Shakia Garrett, 33, drowned in a flash flood on Wednesday in Elizabeth, N.J., as she attempted to save her three neighbors. The torrential downpour from Tropical Storm Ida proved too strong for the Oakwood Plaza apartment complex where they lived, causing the endangered family to perish in the storm along with her.
“That day she called me and told me, ‘I can’t swim, mommy,'” Sharon Garrett, Shakia’s mother, told NJ.com of the harrowing phone call she received just before her daughter died. Sharon lived in Roselle, N.J., just three miles west of Elizabeth.
“She was crying,” Sharon said of Shakia Garrett’s last phone call. “We just couldn’t get to her.”
One of Shakia’s friends, Salaam Ismiall, said that she was visiting her neighbors, Jose Torres, 38, and his parents Jose Torres Sr., 71, and Rosa Espinal, 72, and came back to them right after the flood hit Elizabeth.

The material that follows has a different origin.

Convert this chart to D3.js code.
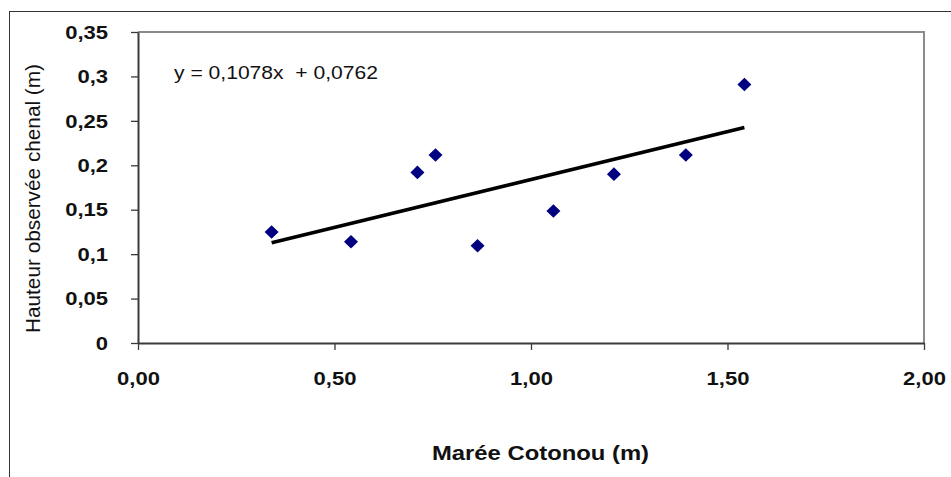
<!DOCTYPE html>
<html>
<head>
<meta charset="utf-8">
<script src="https://cdn.jsdelivr.net/npm/d3@7"></script>
<style>
  body { margin: 0; background: #fff; }
  svg { display: block; font-family: Arial, "Liberation Sans", sans-serif; }
</style>
</head>
<body>
<script>
// data
const maree = [0.340, 0.542, 0.711, 0.757, 0.864, 1.057, 1.211, 1.394, 1.543];
const hauteur = [0.125, 0.114, 0.192, 0.2116, 0.1095, 0.1485, 0.190, 0.2116, 0.291];
const slope = 0.1078, intercept = 0.0762;
const xTicks = [0, 0.5, 1, 1.5, 2];
const yTicks = [0, 0.05, 0.1, 0.15, 0.2, 0.25, 0.3, 0.35];
const equationLabel = "y = 0,1078x  + 0,0762";
const xTitle = "Marée Cotonou (m)";
const yTitle = "Hauteur observée chenal (m)";

const width = 951, height = 477;
const plotLeft = 138, plotRight = 924, plotTop = 32, plotBottom = 343;
const stretch = 1.16; // the original text is a bit wider than Arial

const svg = d3.select("body").append("svg")
    .attr("width", width)
    .attr("height", height);

// outer chart border (cut off on the right and bottom)
svg.append("rect")
    .attr("x", 9.5).attr("y", 11.5)
    .attr("width", 980).attr("height", 500)
    .attr("fill", "#fff")
    .attr("stroke", "#333")
    .attr("stroke-width", 1);

const x = d3.scaleLinear().domain([0, 2]).range([plotLeft, plotRight]);
const y = d3.scaleLinear().domain([0, 0.35]).range([plotBottom, plotTop]);

// plot area frame, top and right in grey
svg.append("path")
    .attr("d", "M" + plotLeft + "," + plotTop + "H" + plotRight + "V" + plotBottom)
    .attr("fill", "none")
    .attr("stroke", "#8a8a8a")
    .attr("stroke-width", 2);

const xAxis = svg.append("g")
    .attr("transform", "translate(0," + plotBottom + ")")
    .call(d3.axisBottom(x).tickValues(xTicks).tickSize(7).tickSizeOuter(0)
        .tickFormat(function(d) { return d3.format(".2f")(d).replace(".", ","); }));

const yAxis = svg.append("g")
    .attr("transform", "translate(" + plotLeft + ",0)")
    .call(d3.axisLeft(y).tickValues(yTicks).tickSize(7).tickSizeOuter(0)
        .tickFormat(function(d) { return String(+d.toFixed(2)).replace(".", ","); }));

[xAxis, yAxis].forEach(function(a) {
    a.attr("font-family", null).attr("font-size", null);
    a.select(".domain").attr("stroke", "#3a3a3a").attr("stroke-width", 2);
    a.selectAll(".tick line").attr("stroke", "#3a3a3a").attr("stroke-width", 1.3);
    a.selectAll(".tick text")
        .attr("fill", "#111")
        .style("font-size", "19px")
        .style("font-weight", "bold");
});

xAxis.selectAll(".tick text")
    .attr("y", 42).attr("dy", null)
    .attr("transform", "scale(" + stretch + ",1)");

yAxis.selectAll(".tick text")
    .attr("x", -30 / stretch).attr("dy", "0.33em")
    .attr("transform", "scale(" + stretch + ",1)");

// trend line across the data range
const lineFn = d3.line()
    .x(function(d) { return x(d); })
    .y(function(d) { return y(slope * d + intercept); });

svg.append("path")
    .attr("d", lineFn(d3.extent(maree)))
    .attr("fill", "none")
    .attr("stroke", "#000")
    .attr("stroke-width", 3.6);

// diamonds
const pts = maree.map(function(v, i) { return {x: v, y: hauteur[i]}; });
svg.append("g").selectAll("path")
    .data(pts)
    .enter().append("path")
    .attr("transform", function(d) { return "translate(" + x(d.x) + "," + y(d.y) + ")"; })
    .attr("d", "M0,-6.8L7,0L0,6.8L-7,0Z")
    .attr("fill", "#000080");

// equation
svg.append("text")
    .attr("x", 174).attr("y", 79)
    .attr("textLength", 204)
    .attr("lengthAdjust", "spacingAndGlyphs")
    .style("font-size", "19px")
    .style("white-space", "pre")
    .attr("fill", "#111")
    .text(equationLabel);

// axis titles
svg.append("text")
    .attr("x", 432).attr("y", 460)
    .attr("textLength", 217)
    .attr("lengthAdjust", "spacingAndGlyphs")
    .style("font-size", "20.5px")
    .style("font-weight", "bold")
    .attr("fill", "#111")
    .text(xTitle);

svg.append("text")
    .attr("transform", "translate(40,198.5) rotate(-90)")
    .attr("text-anchor", "middle")
    .attr("textLength", 269)
    .attr("lengthAdjust", "spacingAndGlyphs")
    .style("font-size", "20px")
    .attr("fill", "#111")
    .text(yTitle);
</script>
</body>
</html>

“As the water started getting crazier, she tried to get them out of there,” Ismiall recalled, but it “did not take long for the water to… burst through the toilet and started gushing.”
“I consider her a her,” Salaam Ismiall said of Shakia Garrett.

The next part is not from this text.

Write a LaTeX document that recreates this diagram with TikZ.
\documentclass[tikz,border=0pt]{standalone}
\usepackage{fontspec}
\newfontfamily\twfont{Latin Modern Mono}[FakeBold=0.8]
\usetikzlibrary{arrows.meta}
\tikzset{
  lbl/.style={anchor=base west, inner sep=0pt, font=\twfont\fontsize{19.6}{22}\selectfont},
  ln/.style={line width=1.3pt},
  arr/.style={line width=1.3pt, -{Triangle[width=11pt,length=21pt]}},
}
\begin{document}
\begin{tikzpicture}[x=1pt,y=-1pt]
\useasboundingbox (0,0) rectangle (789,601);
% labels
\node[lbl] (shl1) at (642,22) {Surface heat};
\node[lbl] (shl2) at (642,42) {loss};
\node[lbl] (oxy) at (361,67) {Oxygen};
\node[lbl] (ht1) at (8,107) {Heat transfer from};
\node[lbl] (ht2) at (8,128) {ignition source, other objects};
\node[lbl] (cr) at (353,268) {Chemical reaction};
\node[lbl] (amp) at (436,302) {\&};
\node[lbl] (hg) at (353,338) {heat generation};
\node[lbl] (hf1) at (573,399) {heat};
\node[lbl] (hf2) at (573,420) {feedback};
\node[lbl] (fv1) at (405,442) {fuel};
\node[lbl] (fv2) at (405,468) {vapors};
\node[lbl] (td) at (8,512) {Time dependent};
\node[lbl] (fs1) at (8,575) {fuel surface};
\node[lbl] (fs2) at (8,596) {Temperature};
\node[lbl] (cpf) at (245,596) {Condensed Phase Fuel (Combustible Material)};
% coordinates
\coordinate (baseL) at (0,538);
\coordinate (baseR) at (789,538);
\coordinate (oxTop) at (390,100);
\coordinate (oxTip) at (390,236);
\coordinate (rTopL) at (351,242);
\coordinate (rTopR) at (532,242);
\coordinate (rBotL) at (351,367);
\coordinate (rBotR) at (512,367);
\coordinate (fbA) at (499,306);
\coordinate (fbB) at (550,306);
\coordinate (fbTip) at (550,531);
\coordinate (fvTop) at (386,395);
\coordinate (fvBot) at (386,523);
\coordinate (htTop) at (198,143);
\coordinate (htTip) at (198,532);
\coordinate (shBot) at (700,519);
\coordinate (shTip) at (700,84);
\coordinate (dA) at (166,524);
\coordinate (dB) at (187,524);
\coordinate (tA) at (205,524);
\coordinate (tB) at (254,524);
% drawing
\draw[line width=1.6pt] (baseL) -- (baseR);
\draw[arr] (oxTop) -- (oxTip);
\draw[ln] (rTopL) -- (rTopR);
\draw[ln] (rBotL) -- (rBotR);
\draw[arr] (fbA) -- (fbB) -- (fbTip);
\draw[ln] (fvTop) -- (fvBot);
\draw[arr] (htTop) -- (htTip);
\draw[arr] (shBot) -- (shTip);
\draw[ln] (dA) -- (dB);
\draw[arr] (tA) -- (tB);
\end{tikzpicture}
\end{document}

Shakia and the Torres family were four of the 27 people claimed by Tropical Storm Ida flooding in New Jersey, which suffered the worst out of any state in the nation from the storm.
The youngest of eight children, Shakia Garrett “was the sweetest girl who got along with everybody” her mother said. “She had a very good heart.”
Only a few of the victims have been identified by authorities, or grieving loved ones, as the state attempts to clean up and rebuild.
“They were just in their home and then the next thing you know, eight feet of water,” said Pascual Torres, 44, cousin to the deceased family. “How do you survive that?”
“Everybody’s taking it pretty hard,” he said of the family. “I mean, you could only imagine you wake up in the morning and you hear about a storm that went through, and all of a sudden you find out that you had some family members perish.”
President Joe Biden declared that the flooding disaster in New Jersey would be granted federal funds to help repair homes and provide temporary housing. He plans to visit the damaged areas on Tuesday, Sep. 7.
“All of these deaths are related either directly or indirectly to flooding and water, either in cars or homes,” New Jersey Governor Phil Murphy said. “It’s an absolute tragedy.”
In Woodbridge, N.J., where the flooding was especially sudden, a 56-year-old woman named Sunanda Upadhye was reported missing by her husband when she did not return home from work. Authorities later found her, describing that she was swept away by the flood as she was walking home.
Others, like most who perished in the flood, were trapped in their cars, such as, Daphnee Francisca Lopez Del Bono, 30, of East Amwell, and Cheryl Talke, a 61-year-old woman from Montgomery.
Another unidentified 81-year-old man drowned trying to evacuate his vehicle in Union County. A brave citizen reportedly pulled him out of the water and attempted CPR before union firefighters pronounced him dead.
When asked if the death toll would rise in the coming days, Governor Murphy sadly responded that “while the flood waters have receded, we’re still not out of the woods yet.”
“We still have damage that we’re dealing with, we still have floodwaters significantly higher than normal,” he said. “It may be a long road.”